> Task material:
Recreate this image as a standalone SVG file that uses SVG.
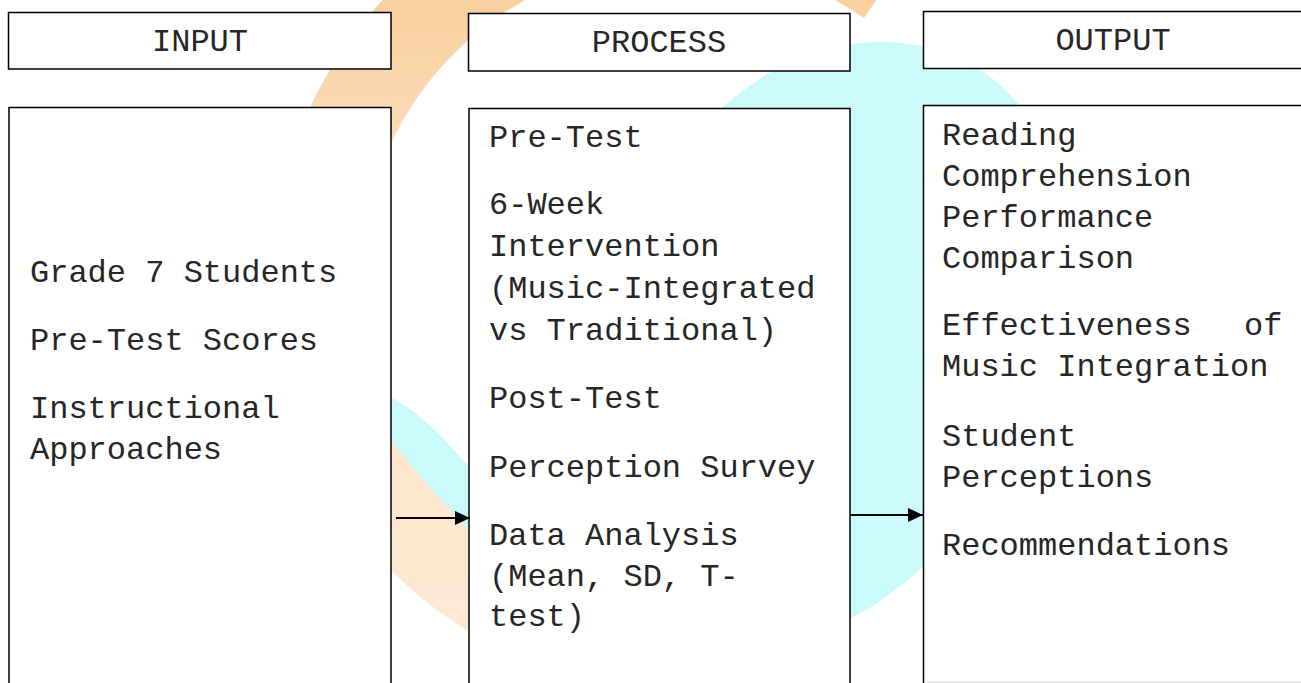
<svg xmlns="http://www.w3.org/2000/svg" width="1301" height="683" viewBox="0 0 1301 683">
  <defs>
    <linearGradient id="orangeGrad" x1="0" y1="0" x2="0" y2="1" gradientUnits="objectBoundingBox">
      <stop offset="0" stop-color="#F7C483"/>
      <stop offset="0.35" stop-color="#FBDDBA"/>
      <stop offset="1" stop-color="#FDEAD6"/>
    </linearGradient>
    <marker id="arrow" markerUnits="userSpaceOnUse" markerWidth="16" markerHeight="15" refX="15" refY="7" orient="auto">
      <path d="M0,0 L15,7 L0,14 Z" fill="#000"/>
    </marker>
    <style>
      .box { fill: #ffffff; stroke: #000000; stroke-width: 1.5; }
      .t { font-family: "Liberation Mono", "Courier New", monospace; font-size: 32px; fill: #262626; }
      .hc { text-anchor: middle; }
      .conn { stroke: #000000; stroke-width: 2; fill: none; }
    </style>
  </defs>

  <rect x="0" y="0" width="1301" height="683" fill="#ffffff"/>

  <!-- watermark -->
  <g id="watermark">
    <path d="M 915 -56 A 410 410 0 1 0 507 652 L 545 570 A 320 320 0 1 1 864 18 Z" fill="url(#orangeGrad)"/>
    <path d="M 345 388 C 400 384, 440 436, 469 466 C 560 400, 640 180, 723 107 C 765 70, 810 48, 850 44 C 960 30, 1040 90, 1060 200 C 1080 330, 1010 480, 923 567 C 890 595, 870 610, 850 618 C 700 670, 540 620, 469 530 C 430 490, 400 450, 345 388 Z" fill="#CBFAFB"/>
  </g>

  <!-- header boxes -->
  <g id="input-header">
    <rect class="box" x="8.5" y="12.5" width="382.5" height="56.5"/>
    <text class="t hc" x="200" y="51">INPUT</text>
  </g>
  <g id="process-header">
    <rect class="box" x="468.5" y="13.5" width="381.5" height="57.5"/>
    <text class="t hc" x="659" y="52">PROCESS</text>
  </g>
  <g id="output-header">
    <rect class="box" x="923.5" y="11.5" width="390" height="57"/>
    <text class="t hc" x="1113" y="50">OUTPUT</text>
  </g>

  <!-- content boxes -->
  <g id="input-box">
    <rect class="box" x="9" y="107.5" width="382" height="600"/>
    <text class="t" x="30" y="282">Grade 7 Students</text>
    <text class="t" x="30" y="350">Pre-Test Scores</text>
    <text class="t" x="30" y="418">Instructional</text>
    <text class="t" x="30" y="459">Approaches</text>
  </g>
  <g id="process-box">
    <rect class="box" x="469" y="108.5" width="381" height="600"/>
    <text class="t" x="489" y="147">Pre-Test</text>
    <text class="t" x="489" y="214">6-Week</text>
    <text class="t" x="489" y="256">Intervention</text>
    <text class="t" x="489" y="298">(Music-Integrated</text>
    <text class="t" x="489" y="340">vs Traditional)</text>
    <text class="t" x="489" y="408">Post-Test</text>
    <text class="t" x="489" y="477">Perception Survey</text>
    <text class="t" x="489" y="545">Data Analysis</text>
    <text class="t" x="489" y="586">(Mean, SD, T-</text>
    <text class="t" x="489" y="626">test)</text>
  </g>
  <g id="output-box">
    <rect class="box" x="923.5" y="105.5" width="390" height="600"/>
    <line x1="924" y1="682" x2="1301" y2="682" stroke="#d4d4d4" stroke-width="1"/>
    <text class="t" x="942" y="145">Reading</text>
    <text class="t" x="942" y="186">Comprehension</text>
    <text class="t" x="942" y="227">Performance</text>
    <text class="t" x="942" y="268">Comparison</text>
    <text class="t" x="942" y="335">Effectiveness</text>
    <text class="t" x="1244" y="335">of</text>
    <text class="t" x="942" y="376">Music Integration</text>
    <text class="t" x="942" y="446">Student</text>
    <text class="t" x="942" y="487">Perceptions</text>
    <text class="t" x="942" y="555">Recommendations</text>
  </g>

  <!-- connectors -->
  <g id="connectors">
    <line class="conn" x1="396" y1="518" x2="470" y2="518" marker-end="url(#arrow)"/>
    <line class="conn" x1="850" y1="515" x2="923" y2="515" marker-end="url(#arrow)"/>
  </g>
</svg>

==

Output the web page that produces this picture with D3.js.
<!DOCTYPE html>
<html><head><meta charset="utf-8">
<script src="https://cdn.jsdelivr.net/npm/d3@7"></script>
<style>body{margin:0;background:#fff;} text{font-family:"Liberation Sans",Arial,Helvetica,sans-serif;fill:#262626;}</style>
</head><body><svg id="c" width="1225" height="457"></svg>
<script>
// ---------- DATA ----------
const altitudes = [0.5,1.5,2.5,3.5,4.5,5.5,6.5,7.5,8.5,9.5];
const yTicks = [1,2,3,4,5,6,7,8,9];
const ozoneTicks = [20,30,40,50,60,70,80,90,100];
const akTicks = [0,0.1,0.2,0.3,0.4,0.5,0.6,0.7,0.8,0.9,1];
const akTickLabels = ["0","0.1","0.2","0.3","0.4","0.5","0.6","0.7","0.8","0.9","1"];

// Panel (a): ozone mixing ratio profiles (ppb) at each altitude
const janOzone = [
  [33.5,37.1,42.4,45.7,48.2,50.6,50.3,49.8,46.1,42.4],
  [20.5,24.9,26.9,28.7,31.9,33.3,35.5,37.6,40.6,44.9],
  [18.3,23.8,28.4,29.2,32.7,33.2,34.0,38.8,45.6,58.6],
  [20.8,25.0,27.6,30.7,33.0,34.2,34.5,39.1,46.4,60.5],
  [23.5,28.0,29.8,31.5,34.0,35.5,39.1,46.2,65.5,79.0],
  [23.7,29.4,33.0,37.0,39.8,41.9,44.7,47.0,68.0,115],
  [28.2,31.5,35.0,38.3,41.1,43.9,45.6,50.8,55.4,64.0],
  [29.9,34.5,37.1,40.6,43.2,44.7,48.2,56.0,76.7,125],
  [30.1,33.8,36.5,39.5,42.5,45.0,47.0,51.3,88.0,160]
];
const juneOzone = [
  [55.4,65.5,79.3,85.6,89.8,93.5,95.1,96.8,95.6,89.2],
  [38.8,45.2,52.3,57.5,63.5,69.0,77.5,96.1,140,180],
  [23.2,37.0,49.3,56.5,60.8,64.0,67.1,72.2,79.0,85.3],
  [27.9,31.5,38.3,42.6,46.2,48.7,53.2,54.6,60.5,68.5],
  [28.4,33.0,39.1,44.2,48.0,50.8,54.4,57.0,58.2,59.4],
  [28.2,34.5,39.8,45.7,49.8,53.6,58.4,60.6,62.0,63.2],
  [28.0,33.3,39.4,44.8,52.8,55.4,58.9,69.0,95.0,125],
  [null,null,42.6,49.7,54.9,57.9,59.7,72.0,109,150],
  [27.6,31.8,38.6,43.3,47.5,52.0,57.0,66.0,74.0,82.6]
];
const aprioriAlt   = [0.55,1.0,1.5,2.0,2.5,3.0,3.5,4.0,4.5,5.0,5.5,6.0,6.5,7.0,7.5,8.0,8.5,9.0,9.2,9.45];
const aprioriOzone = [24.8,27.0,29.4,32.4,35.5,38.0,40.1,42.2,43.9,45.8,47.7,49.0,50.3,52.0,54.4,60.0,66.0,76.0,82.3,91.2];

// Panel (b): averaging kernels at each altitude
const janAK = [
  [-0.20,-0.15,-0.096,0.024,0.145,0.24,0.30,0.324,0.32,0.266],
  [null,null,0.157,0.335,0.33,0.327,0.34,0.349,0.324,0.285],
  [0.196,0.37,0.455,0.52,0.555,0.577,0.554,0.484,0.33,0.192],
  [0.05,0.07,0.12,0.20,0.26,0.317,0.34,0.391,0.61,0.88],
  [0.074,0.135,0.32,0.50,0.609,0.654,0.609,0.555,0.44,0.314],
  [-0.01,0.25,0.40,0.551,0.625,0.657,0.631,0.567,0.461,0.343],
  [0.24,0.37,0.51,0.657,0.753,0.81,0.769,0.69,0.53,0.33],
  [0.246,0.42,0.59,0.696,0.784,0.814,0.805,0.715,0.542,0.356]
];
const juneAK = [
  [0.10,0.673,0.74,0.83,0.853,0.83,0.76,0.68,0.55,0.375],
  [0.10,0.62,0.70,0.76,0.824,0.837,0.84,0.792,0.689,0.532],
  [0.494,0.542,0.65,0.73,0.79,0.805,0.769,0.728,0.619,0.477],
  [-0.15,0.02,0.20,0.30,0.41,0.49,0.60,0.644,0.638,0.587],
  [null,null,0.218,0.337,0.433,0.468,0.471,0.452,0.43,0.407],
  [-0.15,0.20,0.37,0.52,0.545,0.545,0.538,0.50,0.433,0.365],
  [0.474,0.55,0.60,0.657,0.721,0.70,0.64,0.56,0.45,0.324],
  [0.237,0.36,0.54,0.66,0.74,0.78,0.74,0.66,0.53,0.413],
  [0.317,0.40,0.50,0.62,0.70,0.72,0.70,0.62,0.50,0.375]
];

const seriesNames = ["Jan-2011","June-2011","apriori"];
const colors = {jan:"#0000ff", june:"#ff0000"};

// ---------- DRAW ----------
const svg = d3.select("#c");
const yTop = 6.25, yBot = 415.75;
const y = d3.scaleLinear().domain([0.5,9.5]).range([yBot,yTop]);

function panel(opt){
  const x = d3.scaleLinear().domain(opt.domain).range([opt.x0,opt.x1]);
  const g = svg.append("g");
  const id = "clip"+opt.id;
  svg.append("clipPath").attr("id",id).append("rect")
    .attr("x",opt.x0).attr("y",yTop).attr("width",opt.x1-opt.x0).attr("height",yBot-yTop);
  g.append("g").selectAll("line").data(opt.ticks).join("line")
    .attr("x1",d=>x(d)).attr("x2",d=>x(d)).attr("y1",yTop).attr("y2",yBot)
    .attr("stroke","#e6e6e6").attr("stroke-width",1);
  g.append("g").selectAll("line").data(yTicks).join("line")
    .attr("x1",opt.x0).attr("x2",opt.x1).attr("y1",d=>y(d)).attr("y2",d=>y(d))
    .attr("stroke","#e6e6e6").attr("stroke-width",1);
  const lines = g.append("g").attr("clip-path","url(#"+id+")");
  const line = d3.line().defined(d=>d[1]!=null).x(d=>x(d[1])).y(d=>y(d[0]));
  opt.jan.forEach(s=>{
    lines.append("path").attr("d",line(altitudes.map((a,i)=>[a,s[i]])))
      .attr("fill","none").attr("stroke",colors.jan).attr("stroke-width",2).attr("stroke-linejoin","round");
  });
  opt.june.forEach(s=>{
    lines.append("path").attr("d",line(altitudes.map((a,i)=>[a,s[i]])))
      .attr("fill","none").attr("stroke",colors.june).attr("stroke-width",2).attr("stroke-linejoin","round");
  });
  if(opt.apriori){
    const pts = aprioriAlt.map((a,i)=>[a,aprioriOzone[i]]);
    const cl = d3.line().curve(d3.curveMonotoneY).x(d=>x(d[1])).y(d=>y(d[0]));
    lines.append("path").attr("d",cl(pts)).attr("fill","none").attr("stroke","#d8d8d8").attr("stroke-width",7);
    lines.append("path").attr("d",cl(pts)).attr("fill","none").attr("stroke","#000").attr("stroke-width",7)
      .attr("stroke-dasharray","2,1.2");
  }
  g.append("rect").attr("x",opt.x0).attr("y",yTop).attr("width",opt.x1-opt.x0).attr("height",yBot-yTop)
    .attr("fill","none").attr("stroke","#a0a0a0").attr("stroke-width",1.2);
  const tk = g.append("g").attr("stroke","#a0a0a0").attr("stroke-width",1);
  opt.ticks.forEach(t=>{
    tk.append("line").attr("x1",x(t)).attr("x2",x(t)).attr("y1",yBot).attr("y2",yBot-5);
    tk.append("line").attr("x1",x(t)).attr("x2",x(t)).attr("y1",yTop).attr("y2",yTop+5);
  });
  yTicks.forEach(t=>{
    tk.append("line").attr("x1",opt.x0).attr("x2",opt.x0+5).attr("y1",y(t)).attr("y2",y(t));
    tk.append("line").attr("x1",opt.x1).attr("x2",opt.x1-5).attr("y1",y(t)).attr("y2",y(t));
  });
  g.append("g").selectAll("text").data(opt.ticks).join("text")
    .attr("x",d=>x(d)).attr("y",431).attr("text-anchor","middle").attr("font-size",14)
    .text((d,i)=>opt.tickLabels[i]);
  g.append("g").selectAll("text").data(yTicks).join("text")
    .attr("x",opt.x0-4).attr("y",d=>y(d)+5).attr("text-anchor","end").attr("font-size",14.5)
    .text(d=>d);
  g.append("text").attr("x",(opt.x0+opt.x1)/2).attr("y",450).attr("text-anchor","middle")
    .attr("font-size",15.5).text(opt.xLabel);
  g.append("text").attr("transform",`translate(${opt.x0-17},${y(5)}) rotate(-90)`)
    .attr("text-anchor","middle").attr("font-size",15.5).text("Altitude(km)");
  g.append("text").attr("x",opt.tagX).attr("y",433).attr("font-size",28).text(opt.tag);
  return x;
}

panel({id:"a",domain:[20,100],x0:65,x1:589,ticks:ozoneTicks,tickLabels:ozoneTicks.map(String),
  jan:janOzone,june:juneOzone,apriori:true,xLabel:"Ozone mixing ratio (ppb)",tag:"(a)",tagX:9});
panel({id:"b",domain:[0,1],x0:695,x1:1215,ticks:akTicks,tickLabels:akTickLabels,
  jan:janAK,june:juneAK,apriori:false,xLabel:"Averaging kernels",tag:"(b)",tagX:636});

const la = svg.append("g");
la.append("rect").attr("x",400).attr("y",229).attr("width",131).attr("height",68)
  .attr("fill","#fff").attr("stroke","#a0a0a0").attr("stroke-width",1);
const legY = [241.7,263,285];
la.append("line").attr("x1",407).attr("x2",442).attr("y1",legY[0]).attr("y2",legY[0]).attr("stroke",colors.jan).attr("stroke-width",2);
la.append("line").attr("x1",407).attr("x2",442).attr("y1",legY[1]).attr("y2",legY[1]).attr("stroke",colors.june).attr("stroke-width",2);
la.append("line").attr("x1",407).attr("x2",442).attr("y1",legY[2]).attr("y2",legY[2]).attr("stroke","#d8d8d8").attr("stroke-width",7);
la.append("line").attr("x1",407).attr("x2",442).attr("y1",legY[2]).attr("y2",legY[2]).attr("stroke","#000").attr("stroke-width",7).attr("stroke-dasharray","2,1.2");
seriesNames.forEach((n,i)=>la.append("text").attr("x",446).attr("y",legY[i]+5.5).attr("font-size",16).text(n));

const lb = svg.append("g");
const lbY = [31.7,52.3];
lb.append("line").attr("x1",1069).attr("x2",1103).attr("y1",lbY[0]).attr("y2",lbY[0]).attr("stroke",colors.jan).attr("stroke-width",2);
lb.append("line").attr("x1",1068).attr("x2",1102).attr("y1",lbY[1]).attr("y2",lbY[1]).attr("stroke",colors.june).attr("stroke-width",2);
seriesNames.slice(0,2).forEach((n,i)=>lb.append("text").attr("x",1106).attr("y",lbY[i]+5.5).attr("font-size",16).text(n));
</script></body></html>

> Problem description: Compute how many lines include the string "this", then give that number by itself.

> The result: 2